Nobody fights the Epics…nobody but the Reckoners. A shadowy group of ordinary humans, they spend their lives studying Epics, finding their weaknesses, and then assassinating them.
And David wants in. He wants Steelheart — the Epic who is said to be invincible. The Epic who killed David’s father. For years, like the Reckoners, David’s been studying, and planning — and he has something they need. Not an object, but an experience.
He’s seen Steelheart bleed. And he wants revenge. (Goodreads)
Brandon Sanderson only took one book to make it on my favourite authors’ list. Now, I aim to read every book he’s ever written.

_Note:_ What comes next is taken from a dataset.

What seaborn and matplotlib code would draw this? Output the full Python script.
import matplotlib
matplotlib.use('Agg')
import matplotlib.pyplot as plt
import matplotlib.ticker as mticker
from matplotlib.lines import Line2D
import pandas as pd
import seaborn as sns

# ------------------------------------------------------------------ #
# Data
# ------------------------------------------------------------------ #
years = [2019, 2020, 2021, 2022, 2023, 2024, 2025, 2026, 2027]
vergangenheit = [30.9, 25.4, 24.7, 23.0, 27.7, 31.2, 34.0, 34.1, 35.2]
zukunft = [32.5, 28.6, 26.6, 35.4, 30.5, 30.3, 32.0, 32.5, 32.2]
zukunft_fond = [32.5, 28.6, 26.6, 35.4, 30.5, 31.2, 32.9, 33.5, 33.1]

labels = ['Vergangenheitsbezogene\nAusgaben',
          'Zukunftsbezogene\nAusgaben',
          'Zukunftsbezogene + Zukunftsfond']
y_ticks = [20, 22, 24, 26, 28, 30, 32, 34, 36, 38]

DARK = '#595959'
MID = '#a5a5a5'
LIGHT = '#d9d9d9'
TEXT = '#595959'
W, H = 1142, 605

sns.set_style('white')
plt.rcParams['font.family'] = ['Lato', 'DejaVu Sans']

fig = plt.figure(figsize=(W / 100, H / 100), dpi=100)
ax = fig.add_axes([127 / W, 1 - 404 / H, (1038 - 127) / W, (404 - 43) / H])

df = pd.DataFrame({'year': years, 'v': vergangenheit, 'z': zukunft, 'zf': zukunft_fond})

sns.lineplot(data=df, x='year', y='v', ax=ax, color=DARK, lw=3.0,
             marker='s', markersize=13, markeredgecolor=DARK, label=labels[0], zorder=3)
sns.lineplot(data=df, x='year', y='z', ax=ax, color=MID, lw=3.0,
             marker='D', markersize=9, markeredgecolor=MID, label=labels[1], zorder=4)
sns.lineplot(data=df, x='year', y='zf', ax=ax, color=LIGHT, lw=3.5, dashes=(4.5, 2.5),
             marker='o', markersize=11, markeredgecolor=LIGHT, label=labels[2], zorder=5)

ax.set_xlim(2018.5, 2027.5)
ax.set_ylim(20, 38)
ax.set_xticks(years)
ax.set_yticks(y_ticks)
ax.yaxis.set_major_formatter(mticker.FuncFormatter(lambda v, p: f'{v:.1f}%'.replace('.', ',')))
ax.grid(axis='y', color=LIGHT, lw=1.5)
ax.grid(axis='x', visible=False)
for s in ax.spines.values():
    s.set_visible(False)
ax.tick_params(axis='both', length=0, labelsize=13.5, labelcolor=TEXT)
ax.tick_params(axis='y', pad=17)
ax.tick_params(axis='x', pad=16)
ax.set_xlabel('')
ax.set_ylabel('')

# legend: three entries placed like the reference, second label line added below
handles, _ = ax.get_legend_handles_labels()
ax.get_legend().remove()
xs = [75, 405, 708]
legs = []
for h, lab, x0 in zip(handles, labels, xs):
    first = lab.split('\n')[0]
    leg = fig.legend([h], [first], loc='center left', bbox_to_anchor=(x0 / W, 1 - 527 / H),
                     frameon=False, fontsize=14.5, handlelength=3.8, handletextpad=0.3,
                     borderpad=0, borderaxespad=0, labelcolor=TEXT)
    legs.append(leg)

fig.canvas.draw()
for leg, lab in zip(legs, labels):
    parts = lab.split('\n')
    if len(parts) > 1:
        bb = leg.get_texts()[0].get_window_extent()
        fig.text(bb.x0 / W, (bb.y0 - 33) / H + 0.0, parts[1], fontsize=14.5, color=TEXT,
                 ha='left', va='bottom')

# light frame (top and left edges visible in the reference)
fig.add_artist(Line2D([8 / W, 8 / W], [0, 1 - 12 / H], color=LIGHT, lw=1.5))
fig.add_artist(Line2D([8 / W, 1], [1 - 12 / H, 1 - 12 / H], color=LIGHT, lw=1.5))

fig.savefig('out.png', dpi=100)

While I’m very excited to start reading the Mistborn series, I decided to start with The Reckoner’s trilogy because I could acquire the first book, Steelheart, for only a dollar. I had high expectations going into this book, and gods bless Brandon Sanderson for delivering!
Steelheart presents an interesting view of the superhero genre, arguing that “absolute power absolutely corrupts.” Sanderson takes this idea and just goes for it full force, introducing us to a unique world where those with powers are exclusively villainous. For modern-day readers, this series is a lot The Boys in its depiction of a corrupt superpowered society and the anti-hero vigilantes that seek to change it. This unexpected take and the plethora of twists woven throughout make this one of the best YA superpower stories I’ve ever read.

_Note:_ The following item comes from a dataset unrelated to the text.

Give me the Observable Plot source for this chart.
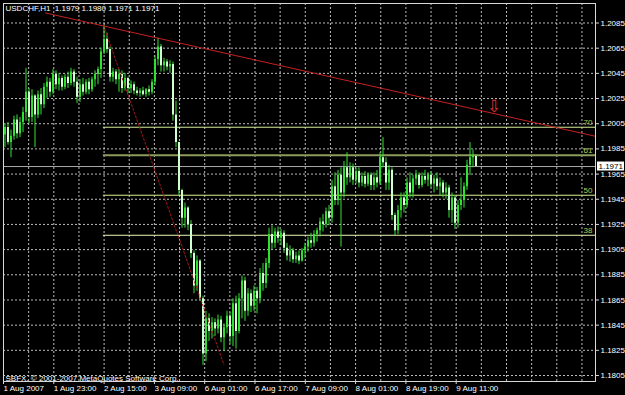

I’ve grown to expect Sanderson to do the unexpected, and this book didn’t fail me. Sanderson is great at making everything go wrong for our characters, forcing them to rely on their abilities to get them out of certain situations. This often leads to near-death experiences because no person can succeed at everything. These catastrophic character failures made me fall in love with Sanderson’s writing. He does the unexpected, and he always manages to catch me off guard. You won’t find much– if any– dues ex machina here.

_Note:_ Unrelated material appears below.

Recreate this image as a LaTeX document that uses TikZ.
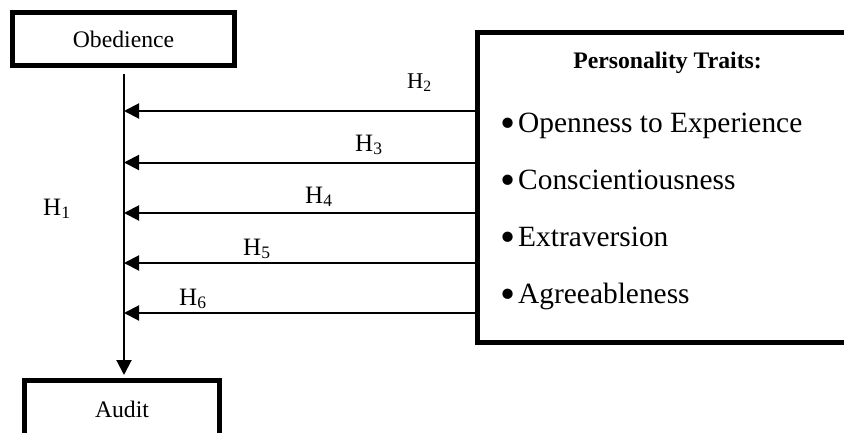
\documentclass[tikz,border=0pt]{standalone}
\usepackage{fontspec}
\setmainfont{Liberation Serif}
\usetikzlibrary{arrows.meta}
\newcommand{\bigbul}{\makebox[16pt][l]{\raisebox{-5.5pt}{\fontsize{43}{43}\selectfont\hspace{-2pt}•}}}
\begin{document}
\begin{tikzpicture}[x=1pt,y=-1pt,
  thickbox/.style={draw=black,line width=5pt,inner sep=0pt,fill=white},
  boxfont/.style={font=\fontsize{23.7}{28}\selectfont},
  bigfont/.style={font=\fontsize{29.4}{34}\selectfont},
  hfont/.style={font=\fontsize{25}{30}\selectfont},
  txt/.style={inner sep=0pt,anchor=base west},
  arr/.style={line width=2pt,-{Triangle[length=15pt,width=15pt]}}]
\useasboundingbox (0,0) rectangle (844,432);
\clip (0,0) rectangle (844,432);
\fill[white] (0,0) rectangle (844,432);
% boxes
\node[thickbox,boxfont,minimum width=222pt,minimum height=53pt] (obed) at (123.5,39) {Obedience};
\node[thickbox,boxfont,minimum width=195pt,minimum height=58pt] (audit) at (122,409.5) {Audit};
\node[thickbox,minimum width=383pt,minimum height=310pt] (pers) at (669,187.5) {};
% box contents
\node[txt,boxfont,anchor=base] (title) at (667.5,68) {\textbf{Personality Traits:}};
\node[txt,bigfont] (t1) at (502,132) {\bigbul Openness to Experience};
\node[txt,bigfont] (t2) at (502,189) {\bigbul Conscientiousness};
\node[txt,bigfont] (t3) at (502,246) {\bigbul Extraversion};
\node[txt,bigfont] (t4) at (502,303) {\bigbul Agreeableness};
% vertical connector
\coordinate (vtop) at (124,74);
\coordinate (vbot) at (124,375);
\draw[arr] (vtop) -- (vbot);
% horizontal connectors
\coordinate (v2) at (124,111);
\coordinate (v3) at (124,162.5);
\coordinate (v4) at (124,213);
\coordinate (v5) at (124,263);
\coordinate (v6) at (124,313);
\foreach \k in {2,...,6}{
  \draw[arr] (v\k -| pers.west) -- (v\k);
}
% labels
\node[txt,hfont] (h1) at (43,215) {H\textsubscript{1}};
\node[txt,font=\fontsize{22.5}{27}\selectfont] (h2) at (407,88) {H\textsubscript{2}};
\node[txt,hfont] (h3) at (355,151) {H\textsubscript{3}};
\node[txt,hfont] (h4) at (305,203) {H\textsubscript{4}};
\node[txt,hfont] (h5) at (243,255) {H\textsubscript{5}};
\node[txt,hfont] (h6) at (179,305) {H\textsubscript{6}};
\end{tikzpicture}
\end{document}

This being only the second book I’ve read by Sanderson, I don’t really have the best frame of reference to compare it to. The other book I read, Skyward, is his most recent foray into the Young Adult category. Skyward is exceptional, one of the best YA science-fiction books I’ve ever read. Steelheart, having been written almost 20 years ago, is only proof to me that Sanderson is one of the best writers of our time. I feel this wasn’t his best work, and if I’m right, I don’t know how I will handle the greatness that I’ve yet to discover.